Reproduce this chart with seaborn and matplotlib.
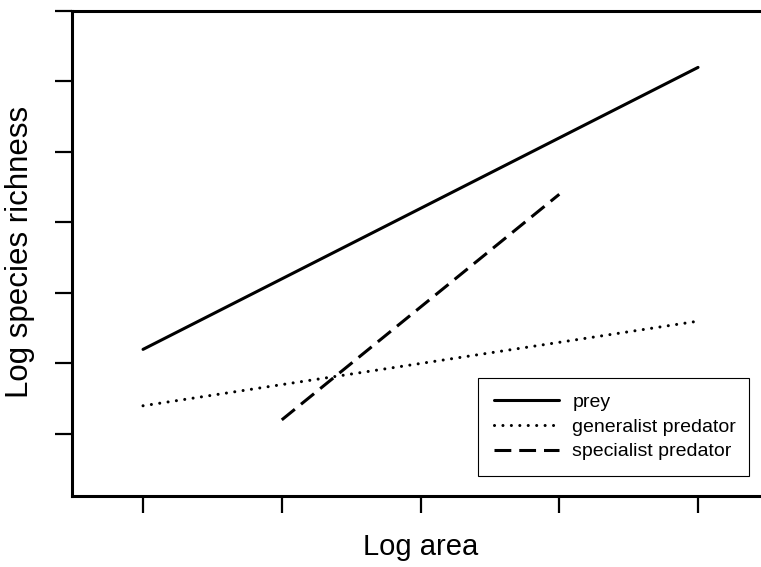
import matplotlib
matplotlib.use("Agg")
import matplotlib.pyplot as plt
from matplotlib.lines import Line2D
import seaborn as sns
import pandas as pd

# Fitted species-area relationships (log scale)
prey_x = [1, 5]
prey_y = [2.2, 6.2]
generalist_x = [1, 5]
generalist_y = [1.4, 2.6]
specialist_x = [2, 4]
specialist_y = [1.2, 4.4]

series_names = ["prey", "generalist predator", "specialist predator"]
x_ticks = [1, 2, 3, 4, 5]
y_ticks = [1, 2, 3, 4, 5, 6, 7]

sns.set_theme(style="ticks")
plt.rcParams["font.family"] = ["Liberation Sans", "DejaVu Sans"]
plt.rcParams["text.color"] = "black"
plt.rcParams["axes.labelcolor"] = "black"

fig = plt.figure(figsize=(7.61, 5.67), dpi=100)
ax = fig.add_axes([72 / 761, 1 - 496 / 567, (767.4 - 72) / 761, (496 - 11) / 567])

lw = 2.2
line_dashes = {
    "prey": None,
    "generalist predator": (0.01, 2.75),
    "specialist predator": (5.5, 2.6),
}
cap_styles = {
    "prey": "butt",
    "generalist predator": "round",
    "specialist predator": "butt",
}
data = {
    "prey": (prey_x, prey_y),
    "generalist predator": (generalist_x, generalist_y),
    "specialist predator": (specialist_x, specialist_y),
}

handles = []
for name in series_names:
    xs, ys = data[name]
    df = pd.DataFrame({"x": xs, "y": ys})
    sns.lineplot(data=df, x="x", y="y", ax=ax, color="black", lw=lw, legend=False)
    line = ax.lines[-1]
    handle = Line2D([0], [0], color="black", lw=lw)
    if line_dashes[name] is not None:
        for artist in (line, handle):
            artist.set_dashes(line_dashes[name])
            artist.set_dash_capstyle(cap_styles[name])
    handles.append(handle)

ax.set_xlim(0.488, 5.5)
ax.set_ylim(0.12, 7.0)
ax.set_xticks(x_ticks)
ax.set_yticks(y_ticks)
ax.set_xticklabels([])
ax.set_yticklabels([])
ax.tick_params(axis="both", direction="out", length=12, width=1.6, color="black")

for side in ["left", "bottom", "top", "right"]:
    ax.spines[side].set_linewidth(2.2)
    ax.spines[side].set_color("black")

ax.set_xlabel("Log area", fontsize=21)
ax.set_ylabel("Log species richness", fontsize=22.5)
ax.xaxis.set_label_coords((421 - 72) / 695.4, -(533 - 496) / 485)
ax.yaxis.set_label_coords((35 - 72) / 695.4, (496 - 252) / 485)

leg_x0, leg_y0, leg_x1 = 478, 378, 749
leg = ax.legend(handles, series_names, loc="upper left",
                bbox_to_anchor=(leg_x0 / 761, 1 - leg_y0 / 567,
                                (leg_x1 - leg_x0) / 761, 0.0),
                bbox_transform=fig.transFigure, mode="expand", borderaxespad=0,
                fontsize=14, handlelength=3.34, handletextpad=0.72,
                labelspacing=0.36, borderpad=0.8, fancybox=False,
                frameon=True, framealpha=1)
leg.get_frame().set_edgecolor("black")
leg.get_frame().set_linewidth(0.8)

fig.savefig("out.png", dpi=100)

++++++

- **WHAT IS NEEDED**
Copy exactly the lines running from the beginning of the listing through the line that has "ax.yaxis.set_label_coords((35 - 72)". Drop the pictures.

- **ANSWER TO THE EXERCISE**
Reproduce this chart with seaborn and matplotlib.
import matplotlib
matplotlib.use("Agg")
import matplotlib.pyplot as plt
from matplotlib.lines import Line2D
import seaborn as sns
import pandas as pd

# Fitted species-area relationships (log scale)
prey_x = [1, 5]
prey_y = [2.2, 6.2]
generalist_x = [1, 5]
generalist_y = [1.4, 2.6]
specialist_x = [2, 4]
specialist_y = [1.2, 4.4]

series_names = ["prey", "generalist predator", "specialist predator"]
x_ticks = [1, 2, 3, 4, 5]
y_ticks = [1, 2, 3, 4, 5, 6, 7]

sns.set_theme(style="ticks")
plt.rcParams["font.family"] = ["Liberation Sans", "DejaVu Sans"]
plt.rcParams["text.color"] = "black"
plt.rcParams["axes.labelcolor"] = "black"

fig = plt.figure(figsize=(7.61, 5.67), dpi=100)
ax = fig.add_axes([72 / 761, 1 - 496 / 567, (767.4 - 72) / 761, (496 - 11) / 567])

lw = 2.2
line_dashes = {
    "prey": None,
    "generalist predator": (0.01, 2.75),
    "specialist predator": (5.5, 2.6),
}
cap_styles = {
    "prey": "butt",
    "generalist predator": "round",
    "specialist predator": "butt",
}
data = {
    "prey": (prey_x, prey_y),
    "generalist predator": (generalist_x, generalist_y),
    "specialist predator": (specialist_x, specialist_y),
}

handles = []
for name in series_names:
    xs, ys = data[name]
    df = pd.DataFrame({"x": xs, "y": ys})
    sns.lineplot(data=df, x="x", y="y", ax=ax, color="black", lw=lw, legend=False)
    line = ax.lines[-1]
    handle = Line2D([0], [0], color="black", lw=lw)
    if line_dashes[name] is not None:
        for artist in (line, handle):
            artist.set_dashes(line_dashes[name])
            artist.set_dash_capstyle(cap_styles[name])
    handles.append(handle)

ax.set_xlim(0.488, 5.5)
ax.set_ylim(0.12, 7.0)
ax.set_xticks(x_ticks)
ax.set_yticks(y_ticks)
ax.set_xticklabels([])
ax.set_yticklabels([])
ax.tick_params(axis="both", direction="out", length=12, width=1.6, color="black")

for side in ["left", "bottom", "top", "right"]:
    ax.spines[side].set_linewidth(2.2)
    ax.spines[side].set_color("black")

ax.set_xlabel("Log area", fontsize=21)
ax.set_ylabel("Log species richness", fontsize=22.5)
ax.xaxis.set_label_coords((421 - 72) / 695.4, -(533 - 496) / 485)
ax.yaxis.set_label_coords((35 - 72) / 695.4, (496 - 252) / 485)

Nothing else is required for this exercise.